J'avais déjà parlé de la limite des agrocarburants (les gens parlent généralement de biocarburant alors que d'autres n'hésitent pas a parler de nécrocarburant, agrocarburant me semble être le nom le plus scientifique), voici une dépêche AFP qui parle clairement de ces limites.
WASHINGTON - Détruire des écosystèmes naturels pour des cultures destinées à produire des biocarburants aggrave le réchauffement planétaire en générant pendant plusieurs décennies plus de dioxyde de carbone (CO2), le principal gaz à effet de serre, mettent en garde jeudi des experts américains.
“Si on essaye de limiter le réchauffement de la planète, il est absurde de convertir des sols pour produire des biocarburants”, affirme Joe Fargione, un chercheur du Nature Conservancy, une des plus importantes organisations privées de protection de l’environnement, co-auteur de cette étude.
“Tous les biocarburants que nous utilisons actuellement entraînent une destruction de la nature directement ou indirectement”, poursuit-il.
“L’agriculture mondiale produit déjà des aliments pour six milliards d’êtres humains et accroître la production de biocarburants entraînera forcément la conversion de davantage de superficies naturelles pour des cultures”, ajoute ce chercheur.
Le CO2 se retrouvant dans l’atmosphère du fait de la perte des forêts vierges, des savanes, des tourbières ou des steppes converties en terres de culture dépasse nettement le volume de CO2 non émis dans l’air grâce à l’utilisation de biocarburants, selon ces scientifiques dont les travaux paraissent dans la revue Science datée du 8 février.
De telles conversions de terre pour cultiver du maïs ou de la canne à sucre, à partir desquels on produit l’éthanol ou encore du soja pour le biodiesel, se traduisent par des volumes d’émissions de CO2 de 17 à 420 fois plus grandes que la réduction annuelle résultant du remplacement des carburants fossiles par des biocarburants, ont calculé ces chercheurs.
Le carbone séquestré dans les arbres et plantes détruits, ainsi que dans le sol où étaient ces végétaux, se retrouve dans l’atmosphère sous forme de CO2 et ce processus peut prendre plusieurs décennies voire des siècles, selon eux.
Ces chercheurs ont calculé qu’en Indonésie, où des tourbières ont été converties pour cultiver des palmiers à huile afin de produire du biodiesel, il faudrait 423 ans avant que ce biocarburant ait une contribution positive pour réduire les émissions de CO2.
“Les gouvernements n’ont pas mis en place un système pour encourager les propriétaires terriens à limiter les émissions de CO2 mais au contraire leur offrent des incitations financières pour faire des cultures destinées à produire des biocarburants”, relève Stephen Polasky, professeur d’économie à l’université du Minnesota (nord), un des co-auteurs de ces travaux.

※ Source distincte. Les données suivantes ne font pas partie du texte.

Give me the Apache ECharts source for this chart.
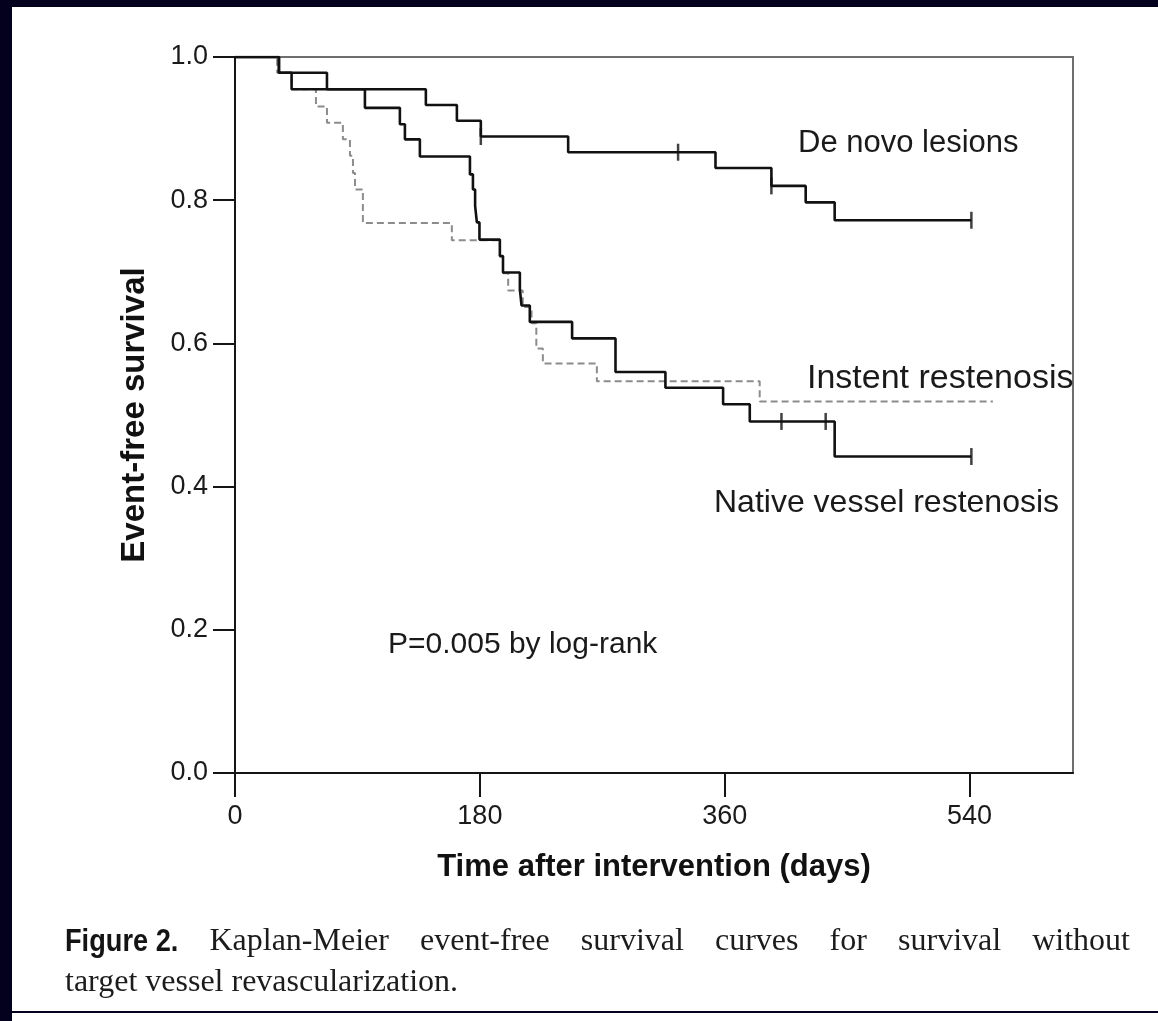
<!DOCTYPE html>
<html>
<head>
<meta charset="utf-8">
<script src="https://cdn.jsdelivr.net/npm/echarts@6/dist/echarts.min.js"></script>
<style>
  html, body { margin: 0; padding: 0; background: #04011f; }
  #chart { width: 1158px; height: 1021px; }
</style>
</head>
<body>
<div id="chart"></div>
<script>
// Axis ticks
const xTicks = [0, 180, 360, 540];
const yTicks = [0, 0.2, 0.4, 0.6, 0.8, 1.0];

// Kaplan-Meier steps: day of each event and survival after it (last entry = end of follow-up)
const deNovoDays = [0, 32.3, 67.6, 140.3, 163.1, 180.7, 244.9, 353.2, 394.3, 419.5, 440.8, 541.3];
const deNovoSurv = [1.0, 0.978, 0.955, 0.933, 0.911, 0.889, 0.867, 0.845, 0.820, 0.797, 0.772, 0.772];

const nativeDays = [0, 32.3, 41.6, 95.5, 121.2, 124.9, 135.9, 172.7, 174.9, 176.5, 177.8, 179.7,
                    194.7, 197.0, 209.4, 210.6, 216.7, 247.8, 279.7, 316.4, 358.8, 378.4, 440.8, 541.3];
const nativeSurv = [1.0, 0.978, 0.955, 0.929, 0.906, 0.885, 0.861, 0.836, 0.815, 0.792, 0.769, 0.745,
                    0.722, 0.699, 0.676, 0.653, 0.630, 0.607, 0.560, 0.538, 0.515, 0.491, 0.442, 0.442];

const instentDays = [0, 31.0, 41.6, 59.5, 67.6, 79.3, 84.5, 86.7, 88.2, 94.0, 159.4, 194.7, 197.0,
                     200.8, 211.5, 218.0, 221.5, 226.3, 266.0, 385.7, 557.1];
const instentSurv = [1.0, 0.978, 0.955, 0.931, 0.908, 0.885, 0.862, 0.838, 0.815, 0.768, 0.744, 0.721, 0.698,
                     0.674, 0.651, 0.628, 0.593, 0.572, 0.547, 0.519, 0.519];

// Censored observations
const deNovoCensorDays = [180.7, 325.7, 394.3, 541.3];
const deNovoCensorSurv = [0.889, 0.867, 0.820, 0.772];
const nativeCensorDays = [401.7, 434.2, 541.3];
const nativeCensorSurv = [0.491, 0.491, 0.442];

// Text
const groupLabels = ['De novo lesions', 'Instent restenosis', 'Native vessel restenosis'];
const pValueText = 'P=0.005 by log-rank';
const xTitle = 'Time after intervention (days)';
const yTitle = 'Event-free survival';
const captionLead = 'Figure 2.';
const captionLine1 = 'Kaplan-Meier event-free survival curves for survival without';
const captionLine2 = 'target vessel revascularization.';

const zip = (a, b) => a.map((v, i) => [v, b[i]]);

const SANS = '"Liberation Sans", Arial, sans-serif';
const SERIF = '"Liberation Serif", "DejaVu Serif", serif';
const INK = '#1a1a1a';

// Caption line 1 is justified between two edges; the bold lead is squeezed horizontally
const measure = (() => {
  const ctx = document.createElement('canvas').getContext('2d');
  return (text, font) => { ctx.font = font; return ctx.measureText(text).width; };
})();
const leadFont = 'bold 32px ' + SANS;
const leadSqueeze = 0.85;
const capFont = '32px ' + SERIF;
const capWords = captionLine1.split(' ');
const capLeft = 65, capRight = 1130;
const widths = [measure(captionLead, leadFont) * leadSqueeze].concat(capWords.map(w => measure(w, capFont)));
const gap = (capRight - capLeft - widths.reduce((s, w) => s + w, 0)) / (widths.length - 1);
const captionEls = [];
let cx = capLeft;
widths.forEach((w, i) => {
  captionEls.push(i === 0 ? {
    type: 'text', x: cx, y: 942, scaleX: leadSqueeze,
    style: { text: captionLead, font: leadFont, fill: '#141414', verticalAlign: 'middle' }
  } : {
    type: 'text', x: cx, y: 942,
    style: { text: capWords[i - 1], font: capFont, fill: '#1c1c1c', verticalAlign: 'middle' }
  });
  cx += w + gap;
});
captionEls.push({
  type: 'text', x: capLeft, y: 983,
  style: { text: captionLine2, font: capFont, fill: '#1c1c1c', verticalAlign: 'middle' }
});

const chart = echarts.init(document.getElementById('chart'), null, { renderer: 'canvas' });

chart.setOption({
  animation: false,
  backgroundColor: '#04011f',
  graphic: [
    { type: 'rect', shape: { x: 12, y: 7, width: 1146, height: 1004 }, style: { fill: '#ffffff' }, z: -10 },
    { type: 'rect', shape: { x: 12, y: 1013, width: 1146, height: 8 }, style: { fill: '#ffffff' }, z: -10 },
    { type: 'text', left: 798, top: 128, style: { text: groupLabels[0], font: '31px ' + SANS, fill: INK } },
    { type: 'text', left: 807, top: 362, style: { text: groupLabels[1], font: '34px ' + SANS, fill: INK } },
    { type: 'text', left: 714, top: 487, style: { text: groupLabels[2], font: '32px ' + SANS, fill: INK } },
    { type: 'text', left: 388, top: 630, style: { text: pValueText, font: '30px ' + SANS, fill: INK } }
  ].concat(captionEls),
  grid: {
    left: 235, top: 57, width: 838, height: 716,
    show: true, borderColor: '#6e6e6e', borderWidth: 2, backgroundColor: 'transparent'
  },
  xAxis: {
    type: 'value', min: 0, max: 616,
    name: xTitle, nameLocation: 'middle', nameGap: 79,
    nameTextStyle: { fontFamily: SANS, fontWeight: 'bold', fontSize: 31, color: '#111' },
    axisLine: { show: true, lineStyle: { color: '#151515', width: 2 } },
    axisTick: { show: true, length: 24, customValues: xTicks, lineStyle: { color: '#151515', width: 2 } },
    axisLabel: { customValues: xTicks, margin: 30, fontFamily: SANS, fontSize: 27, color: INK },
    splitLine: { show: false }
  },
  yAxis: {
    type: 'value', min: 0, max: 1, interval: 0.2,
    name: yTitle, nameLocation: 'middle', nameGap: 84, nameRotate: 90,
    nameTextStyle: { fontFamily: SANS, fontWeight: 'bold', fontSize: 33, color: '#111' },
    axisLine: { show: true, lineStyle: { color: '#151515', width: 2 } },
    axisTick: { show: true, length: 22, customValues: yTicks, lineStyle: { color: '#151515', width: 2 } },
    axisLabel: { customValues: yTicks, margin: 27, fontFamily: SANS, fontSize: 27, color: INK,
                 formatter: v => v.toFixed(1) },
    splitLine: { show: false }
  },
  series: [
    {
      name: groupLabels[1], type: 'line', step: 'end', showSymbol: false,
      data: zip(instentDays, instentSurv),
      lineStyle: { color: '#8c8c8c', width: 2, type: [7, 4] }, z: 2
    },
    {
      name: groupLabels[2], type: 'line', step: 'end', showSymbol: false,
      data: zip(nativeDays, nativeSurv),
      lineStyle: { color: '#111', width: 2.6 }, z: 3
    },
    {
      name: groupLabels[0], type: 'line', step: 'end', showSymbol: false,
      data: zip(deNovoDays, deNovoSurv),
      lineStyle: { color: '#111', width: 2.6 }, z: 3
    },
    {
      type: 'scatter', symbol: 'rect', symbolSize: [2.5, 17],
      data: zip(deNovoCensorDays, deNovoCensorSurv).concat(zip(nativeCensorDays, nativeCensorSurv)),
      itemStyle: { color: '#111' }, z: 4
    }
  ]
});
</script>
</body>
</html>
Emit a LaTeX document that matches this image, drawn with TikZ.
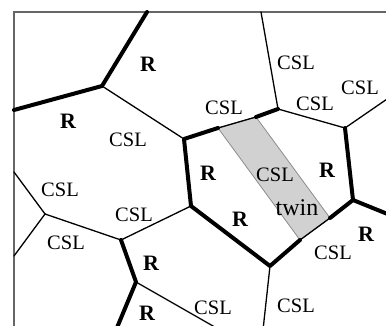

“Mettre en place des incitations pour accroître la séquestration du carbone par la nature ou pénaliser les émissions de CO2 provenant des cultures est essentiel pour répondre sérieusement à ce problème”, selon lui.
Ces chercheurs notent que le fort accroissement de la demande pour l’éthanol du maïs aux Etats-Unis contribue à la destruction croissante de la forêt amazonienne au Brésil.
Pour répondre à la demande d’éthanol, les agriculteurs américains ont cessé d’alterner les cultures de maïs avec celles du soja, ce qui conduit leurs homologues brésiliens à produire plus de soja pour répondre à la demande mondiale insatisfaite, et ce au détriment de la forêt vierge, expliquent-ils.
Les auteurs de l’étude font cependant valoir que certains biocarburants ne contribuent pas au réchauffement climatique car ils laissent intact l’environnement naturel.
Ils citent les biocarburants obtenus à partir des déchets agricoles et forestiers, comme les copeaux de bois, ainsi que des plantes herbacées poussant sur des terres non propices à l’agriculture et objet de nombreuses recherches.